**Direction**
Omit pictures and quote the listing below line by line, from its start through the line that holds "d3.scaleLinear().domain([0, 350]).range([336.7, 73.5]);".

**Data extract**
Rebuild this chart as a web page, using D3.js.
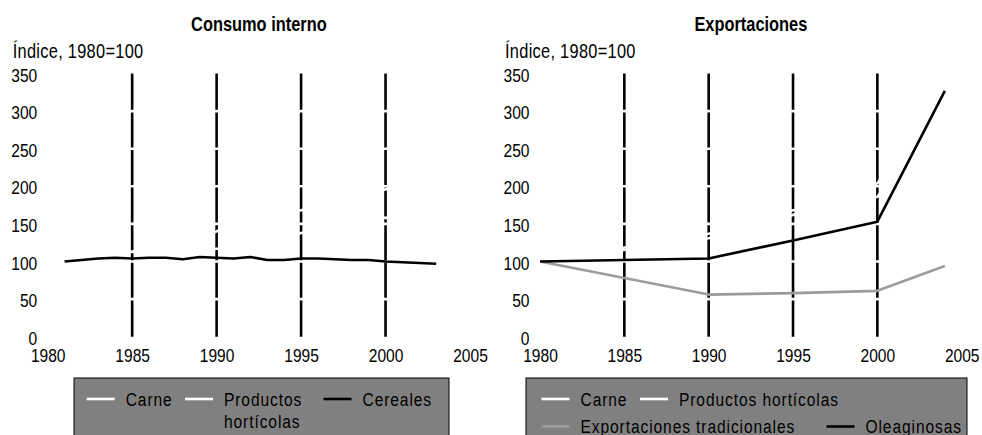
<!DOCTYPE html>
<html>
<head>
<meta charset="utf-8">
<script src="https://cdn.jsdelivr.net/npm/d3@7/dist/d3.min.js"></script>
<style>
  html, body { margin: 0; padding: 0; background: #fff; }
  svg { display: block; }
  text { font-family: "Liberation Sans", Arial, sans-serif; fill: #000; }
</style>
</head>
<body>
<svg id="chart" width="982" height="435"></svg>
<script>
// ---------- DATA ----------
const xTicks = [1980, 1985, 1990, 1995, 2000, 2005];
const yTicks = [0, 50, 100, 150, 200, 250, 300, 350];
const gridYears = [1985, 1990, 1995, 2000];
const gridValues = [50, 100, 150, 200, 250, 300];

const panelTitles = ["Consumo interno", "Exportaciones"];
const yAxisTitle = "Índice, 1980=100";

// Consumo interno (annual)
const yearsInterno = [1981,1982,1983,1984,1985,1986,1987,1988,1989,1990,1991,1992,1993,1994,1995,1996,1997,1998,1999,2000,2001,2002,2003];
const carneInterno = [104,106,110,112,113,112,113,114,114,117,118,120,126,131,138,142,148,158,160,158,160,166,171];
const horticolasInterno = [104,107,110,112,113,118,123,126,130,140,152,158,163,166,168,178,186,187,188,196,198,200,202];
const cerealesInterno = [100,102,104,105,104,105,105,103,106,105,104,106,102,102,104,104,103,102,102,100,99,98,97];

// Exportaciones
const yearsExport = [1980, 1990, 1995, 2000, 2004];
const carneExport = [100, 131, 162, 186, 300];
const horticolasExport = [100, 137, 168, 204, 325];
const tradicionalesExport = [100, 56, 58, 61, 94];
const oleaginosasExport = [100, 104, 128, 153, 327];

// ---------- DRAWING ----------
const svg = d3.select("#chart");
const COL = { white: "#ffffff", black: "#000000", gray: "#9c9c9c" };
const NARROW = 0.82; // horizontal condensing of the sans font

const yScale = d3.scaleLinear().domain([0, 350]).range([336.7, 73.5]);

function narrowText(parent, x, y, size, str, opts = {}) {
  const g = parent.append("g").attr("transform", `translate(${x},${y}) scale(${NARROW},1)`);
  const t = g.append("text").attr("x", 0).attr("y", 0)
    .attr("dominant-baseline", "central").attr("font-size", size)
    .attr("text-anchor", opts.anchor || "start");
  if (opts.bold) t.attr("font-weight", "bold");
  if (opts.spacing) t.attr("letter-spacing", opts.spacing);
  const lines = Array.isArray(str) ? str : [str];
  lines.forEach((ln, i) => {
    t.append("tspan").attr("x", 0).attr("dy", i === 0 ? 0 : (opts.lineGap || 22)).text(ln);
  });
  return t;
}

function drawPanel(x0, x1, title, series) {
  const x = d3.scaleLinear().domain([1980, 2005]).range([x0, x1]);
  const g = svg.append("g");

  narrowText(g, (x0 + x1) / 2, 23, 20, title, { anchor: "middle", bold: true });
  narrowText(g, x0 - 35, 50, 20, yAxisTitle, { spacing: 0.35 });

  // vertical black gridlines
  g.selectAll(".vg").data(gridYears).enter().append("line")
    .attr("x1", d => x(d)).attr("x2", d => x(d))
    .attr("y1", yScale(0)).attr("y2", yScale(350))
    .attr("stroke", COL.black).attr("stroke-width", 2.6);

  // horizontal white gridlines
  g.selectAll(".hg").data(gridValues).enter().append("line")
    .attr("x1", x(1980)).attr("x2", x(2005))
    .attr("y1", d => yScale(d)).attr("y2", d => yScale(d))
    .attr("stroke", COL.white).attr("stroke-width", 2.6);

  // axes (labels only)
  const xAxis = d3.axisBottom(x).tickValues(xTicks).tickFormat(d3.format("d")).tickSize(0).tickPadding(0);
  const gx = g.append("g").attr("transform", `translate(0,${yScale(0)})`).call(xAxis);
  gx.select(".domain").remove();
  gx.selectAll("text").attr("font-size", 19).attr("dy", null)
    .attr("y", 0).attr("dominant-baseline", "central")
    .attr("transform", `translate(0,19) scale(${NARROW},1)`)
    .style("font-family", "'Liberation Sans', Arial, sans-serif").attr("fill", "#000");

  const yAxis = d3.axisLeft(yScale).tickValues(yTicks).tickSize(0).tickPadding(0);
  const gy = g.append("g").attr("transform", `translate(${x0 - 10.5},0)`).call(yAxis);
  gy.select(".domain").remove();
  gy.selectAll("text").attr("font-size", 19).attr("dy", null).attr("x", 0)
    .attr("dominant-baseline", "central")
    .attr("transform", `translate(0,1) scale(${NARROW},1)`)
    .style("font-family", "'Liberation Sans', Arial, sans-serif").attr("fill", "#000");

  // series lines
  series.forEach(s => {
    const pts = s.years.map((yr, i) => [yr, s.values[i]]);
    g.append("path").datum(pts)
      .attr("d", d3.line().x(d => x(d[0])).y(d => yScale(d[1])))
      .attr("fill", "none").attr("stroke", s.color).attr("stroke-width", 2.6)
      .attr("stroke-linejoin", "round");
  });
  return x;
}

drawPanel(47.7, 470, panelTitles[0], [
  { years: yearsInterno, values: carneInterno, color: COL.white },
  { years: yearsInterno, values: horticolasInterno, color: COL.white },
  { years: yearsInterno, values: cerealesInterno, color: COL.black }
]);

drawPanel(540, 961.7, panelTitles[1], [
  { years: yearsExport, values: carneExport, color: COL.white },
  { years: yearsExport, values: horticolasExport, color: COL.white },
  { years: yearsExport, values: tradicionalesExport, color: COL.gray },
  { years: yearsExport, values: oleaginosasExport, color: COL.black }
]);

// ---------- LEGENDS ----------
function legendBox(x0, x1, items) {
  const g = svg.append("g");
  g.append("rect").attr("x", x0).attr("y", 378).attr("width", x1 - x0).attr("height", 70)
    .attr("fill", "#808080").attr("stroke", "#000").attr("stroke-width", 1);
  items.forEach(it => {
    g.append("line").attr("x1", it.lx).attr("x2", it.lx + 28)
      .attr("y1", it.y).attr("y2", it.y)
      .attr("stroke", it.color).attr("stroke-width", 2.6);
    narrowText(g, it.lx + 39, it.y, 19, it.lines, { spacing: 1.1, lineGap: 22.5 });
  });
}

legendBox(74, 449, [
  { lx: 86.7, y: 399, color: COL.white, lines: ["Carne"] },
  { lx: 185, y: 399, color: COL.white, lines: ["Productos", "hortícolas"] },
  { lx: 323.5, y: 399, color: COL.black, lines: ["Cereales"] }
]);

legendBox(526, 967, [
  { lx: 541.5, y: 399, color: COL.white, lines: ["Carne"] },
  { lx: 640, y: 399, color: COL.white, lines: ["Productos hortícolas"] },
  { lx: 541.5, y: 426.5, color: COL.gray, lines: ["Exportaciones tradicionales"] },
  { lx: 826.5, y: 426.5, color: COL.black, lines: ["Oleaginosas"] }
]);
</script>
</body>
</html>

**Output for this exercise**
Rebuild this chart as a web page, using D3.js.
<!DOCTYPE html>
<html>
<head>
<meta charset="utf-8">
<script src="https://cdn.jsdelivr.net/npm/d3@7/dist/d3.min.js"></script>
<style>
  html, body { margin: 0; padding: 0; background: #fff; }
  svg { display: block; }
  text { font-family: "Liberation Sans", Arial, sans-serif; fill: #000; }
</style>
</head>
<body>
<svg id="chart" width="982" height="435"></svg>
<script>
// ---------- DATA ----------
const xTicks = [1980, 1985, 1990, 1995, 2000, 2005];
const yTicks = [0, 50, 100, 150, 200, 250, 300, 350];
const gridYears = [1985, 1990, 1995, 2000];
const gridValues = [50, 100, 150, 200, 250, 300];

const panelTitles = ["Consumo interno", "Exportaciones"];
const yAxisTitle = "Índice, 1980=100";

// Consumo interno (annual)
const yearsInterno = [1981,1982,1983,1984,1985,1986,1987,1988,1989,1990,1991,1992,1993,1994,1995,1996,1997,1998,1999,2000,2001,2002,2003];
const carneInterno = [104,106,110,112,113,112,113,114,114,117,118,120,126,131,138,142,148,158,160,158,160,166,171];
const horticolasInterno = [104,107,110,112,113,118,123,126,130,140,152,158,163,166,168,178,186,187,188,196,198,200,202];
const cerealesInterno = [100,102,104,105,104,105,105,103,106,105,104,106,102,102,104,104,103,102,102,100,99,98,97];

// Exportaciones
const yearsExport = [1980, 1990, 1995, 2000, 2004];
const carneExport = [100, 131, 162, 186, 300];
const horticolasExport = [100, 137, 168, 204, 325];
const tradicionalesExport = [100, 56, 58, 61, 94];
const oleaginosasExport = [100, 104, 128, 153, 327];

// ---------- DRAWING ----------
const svg = d3.select("#chart");
const COL = { white: "#ffffff", black: "#000000", gray: "#9c9c9c" };
const NARROW = 0.82; // horizontal condensing of the sans font

const yScale = d3.scaleLinear().domain([0, 350]).range([336.7, 73.5]);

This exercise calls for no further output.